Big Banks Told to Phase Out Financing of New Fossil-Fuel Projects

Six Wall Street banks are being pressed by a group of shareholders to move faster on reducing their financing of fossil fuels to meet global climate goals.

The investors are asking the lenders, including JPMorgan Chase & Co., Citigroup Inc. and Bank of America Corp., to phase out their funding of oil and gas exploration and development, according to a statement from Interfaith Center on Corporate Responsibility, whose members filed the shareholder proposals. They also want the banks to show how they plan to align their lending and underwriting services for other industries to ensure they meet goals to cut greenhouse gas emissions by 2030.

Separately, New York City Comptroller Brad Lander and three New York City pension plans said in a statement Tuesday that they want lenders, including Royal Bank of Canada, to disclose their 2030 targets to cut greenhouse gas emissions on an absolute basis rather than an intensity basis.

Similar climate-related proposals filed last year were unsuccessful.
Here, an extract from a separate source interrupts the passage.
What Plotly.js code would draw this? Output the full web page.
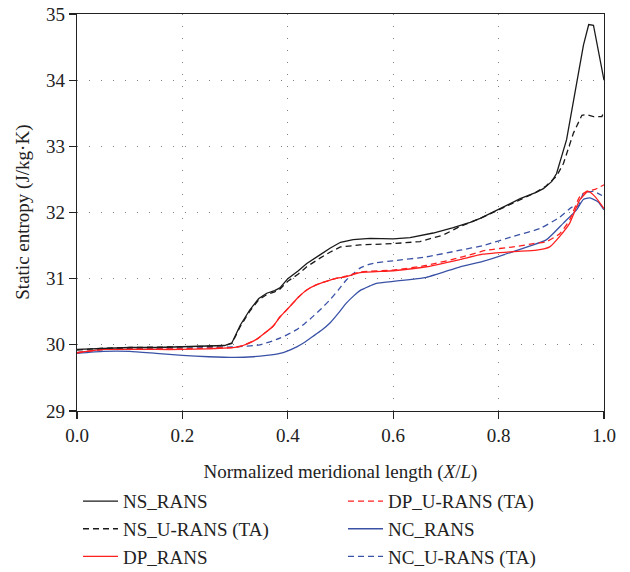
<!DOCTYPE html>
<html>
<head>
<meta charset="utf-8">
<script src="https://cdn.plot.ly/plotly-3.0.1.min.js"></script>
<style>html,body{margin:0;padding:0;background:#fff;}</style>
</head>
<body>
<div id="chart" style="width:630px;height:572px;"></div>
<script>
// ---- data ----
const xTicks = [0, 0.2, 0.4, 0.6, 0.8, 1.0];
const yTicks = [29, 30, 31, 32, 33, 34, 35];
const xTitle = 'Normalized meridional length (<i>X</i>/<i>L</i>)';
const yTitle = 'Static entropy (J/kg·K)';

const nsRansX = [0, 0.05, 0.1, 0.15, 0.2, 0.25, 0.28, 0.294, 0.31, 0.328, 0.345, 0.36, 0.375, 0.385, 0.40, 0.42, 0.436, 0.461, 0.48, 0.5, 0.524, 0.556, 0.6, 0.632, 0.676, 0.714, 0.746, 0.765, 0.803, 0.841, 0.87, 0.885, 0.901, 0.91, 0.929, 0.948, 0.961, 0.971, 0.98, 1.0];
const nsRansY = [29.93, 29.95, 29.96, 29.96, 29.97, 29.98, 29.99, 30.03, 30.3, 30.53, 30.7, 30.78, 30.82, 30.86, 31.0, 31.12, 31.23, 31.36, 31.46, 31.55, 31.59, 31.61, 31.6, 31.62, 31.69, 31.77, 31.85, 31.91, 32.06, 32.21, 32.3, 32.36, 32.47, 32.59, 33.1, 33.95, 34.53, 34.84, 34.83, 34.0];

const nsUransX = [0, 0.05, 0.1, 0.15, 0.2, 0.25, 0.28, 0.294, 0.31, 0.328, 0.345, 0.36, 0.375, 0.385, 0.40, 0.42, 0.436, 0.461, 0.48, 0.5, 0.537, 0.6, 0.651, 0.695, 0.727, 0.765, 0.803, 0.841, 0.87, 0.89, 0.91, 0.923, 0.942, 0.958, 0.967, 0.98, 0.996, 1.0];
const nsUransY = [29.92, 29.95, 29.96, 29.96, 29.97, 29.98, 29.99, 30.02, 30.28, 30.51, 30.68, 30.76, 30.8, 30.84, 30.96, 31.07, 31.18, 31.31, 31.4, 31.48, 31.51, 31.53, 31.56, 31.66, 31.79, 31.91, 32.05, 32.2, 32.3, 32.4, 32.55, 32.74, 33.2, 33.47, 33.48, 33.45, 33.45, 33.53];

const dpRansX = [0, 0.05, 0.1, 0.15, 0.2, 0.25, 0.3, 0.315, 0.34, 0.36, 0.372, 0.385, 0.404, 0.42, 0.436, 0.455, 0.473, 0.49, 0.511, 0.537, 0.6, 0.663, 0.727, 0.77, 0.828, 0.872, 0.897, 0.916, 0.935, 0.954, 0.97, 0.983, 1.0];
const dpRansY = [29.88, 29.93, 29.93, 29.93, 29.93, 29.94, 29.96, 29.99, 30.08, 30.2, 30.28, 30.42, 30.58, 30.72, 30.83, 30.91, 30.96, 31.0, 31.03, 31.09, 31.12, 31.18, 31.29, 31.37, 31.41, 31.43, 31.48, 31.64, 31.84, 32.19, 32.32, 32.24, 32.06];

const dpUransX = [0, 0.05, 0.1, 0.15, 0.2, 0.25, 0.3, 0.315, 0.34, 0.36, 0.372, 0.385, 0.404, 0.42, 0.436, 0.455, 0.473, 0.49, 0.511, 0.537, 0.6, 0.663, 0.727, 0.777, 0.828, 0.866, 0.891, 0.916, 0.935, 0.954, 0.967, 0.983, 1.0];
const dpUransY = [29.88, 29.93, 29.94, 29.94, 29.94, 29.95, 29.96, 29.99, 30.08, 30.2, 30.28, 30.42, 30.58, 30.72, 30.83, 30.91, 30.96, 31.0, 31.04, 31.1, 31.13, 31.2, 31.32, 31.43, 31.48, 31.53, 31.56, 31.68, 31.89, 32.24, 32.32, 32.35, 32.42];

const ncRansX = [0, 0.05, 0.1, 0.15, 0.2, 0.25, 0.3, 0.334, 0.36, 0.385, 0.40, 0.417, 0.432, 0.448, 0.464, 0.48, 0.496, 0.511, 0.525, 0.537, 0.556, 0.568, 0.6, 0.663, 0.727, 0.77, 0.828, 0.891, 0.923, 0.948, 0.961, 0.973, 0.989, 1.0];
const ncRansY = [29.87, 29.9, 29.9, 29.87, 29.84, 29.82, 29.81, 29.82, 29.84, 29.87, 29.91, 29.97, 30.04, 30.13, 30.22, 30.33, 30.48, 30.63, 30.74, 30.82, 30.89, 30.93, 30.96, 31.02, 31.18, 31.26, 31.41, 31.59, 31.84, 32.04, 32.2, 32.22, 32.16, 32.04];

const ncUransX = [0, 0.05, 0.1, 0.15, 0.2, 0.25, 0.3, 0.347, 0.385, 0.417, 0.432, 0.448, 0.464, 0.48, 0.496, 0.511, 0.525, 0.537, 0.556, 0.568, 0.6, 0.663, 0.727, 0.77, 0.828, 0.879, 0.916, 0.939, 0.951, 0.961, 0.98, 1.0];
const ncUransY = [29.88, 29.93, 29.95, 29.95, 29.95, 29.96, 29.97, 30.0, 30.1, 30.23, 30.32, 30.43, 30.55, 30.68, 30.83, 30.98, 31.08, 31.16, 31.22, 31.24, 31.27, 31.33, 31.43, 31.5, 31.64, 31.76, 31.93, 32.08, 32.09, 32.29, 32.32, 32.24];

const names = ['NS_RANS', 'NS_U-RANS (TA)', 'DP_RANS', 'DP_U-RANS (TA)', 'NC_RANS', 'NC_U-RANS (TA)'];

const BLACK = '#1a1a1a', RED = '#ff1f1f', BLUE = '#3a52a6';
const DASH = '6px,4px';
const FONT = {family: 'Liberation Serif', size: 19, color: '#222'};

function tr(x, y, name, color, dash, legendId, rank, shape) {
  return {
    x: x, y: y, name: name, type: 'scatter', mode: 'lines',
    line: {color: color, width: 1.3, dash: dash, shape: shape || 'spline', smoothing: 0.5},
    legend: legendId, legendrank: rank
  };
}

const data = [
  tr(ncRansX, ncRansY, names[4], BLUE, 'solid', 'legend2', 2),
  tr(ncUransX, ncUransY, names[5], BLUE, DASH, 'legend2', 3),
  tr(dpRansX, dpRansY, names[2], RED, 'solid', 'legend', 3),
  tr(dpUransX, dpUransY, names[3], RED, DASH, 'legend2', 1),
  tr(nsUransX, nsUransY, names[1], BLACK, DASH, 'legend', 2, 'linear'),
  tr(nsRansX, nsRansY, names[0], BLACK, 'solid', 'legend', 1, 'linear')
];

const axisCommon = {
  showline: true, linecolor: '#222', linewidth: 1.3, mirror: true,
  ticks: 'outside', ticklen: 7, tickwidth: 1.3, tickcolor: '#222',
  showgrid: true, gridcolor: '#808080', gridwidth: 1, griddash: '1px,11px',
  zeroline: false,
  tickfont: FONT
};

const legendCommon = {
  orientation: 'v', xref: 'container', yref: 'container', xanchor: 'left', yanchor: 'top',
  y: 0.157, traceorder: 'normal', tracegroupgap: 0, itemwidth: 35,
  font: FONT, bgcolor: 'rgba(0,0,0,0)'
};

const layout = {
  width: 630, height: 572,
  margin: {l: 77, r: 26, t: 14, b: 161, autoexpand: false},
  paper_bgcolor: '#fff', plot_bgcolor: '#fff',
  font: FONT,
  showlegend: true,
  xaxis: Object.assign({}, axisCommon, {
    range: [0, 1], tickvals: xTicks, tickformat: '.1f',
    title: {text: xTitle, font: FONT}
  }),
  yaxis: Object.assign({}, axisCommon, {
    range: [29, 35], tickvals: yTicks
  }),
  annotations: [{
    text: yTitle, xref: 'paper', yref: 'paper', x: -0.104, y: 0.5,
    xanchor: 'center', yanchor: 'middle', textangle: -90, showarrow: false, font: FONT
  }],
  legend: Object.assign({}, legendCommon, {x: 78 / 630}),
  legend2: Object.assign({}, legendCommon, {x: 343 / 630})
};

Plotly.newPlot('chart', data, layout, {displayModeBar: false, staticPlot: true});
</script>
</body>
</html>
BlackRock Inc., the world’s largest money manager, said at the time that it wouldn’t support climate resolutions that are “unduly prescriptive and constraining” and may not promote long-term shareholder value. While banks are being pressed to act on global warming by advocacy groups, they’re also under fire from Republicans who have said they’re following a “woke climate agenda.”

“Banks have made significant progress over the last five years, but they need to set policies and be more transparent about how they are reaching their climate goals,” said Danielle Fugere, president of activist shareholder As You Sow, which is part of the group that filed the resolutions.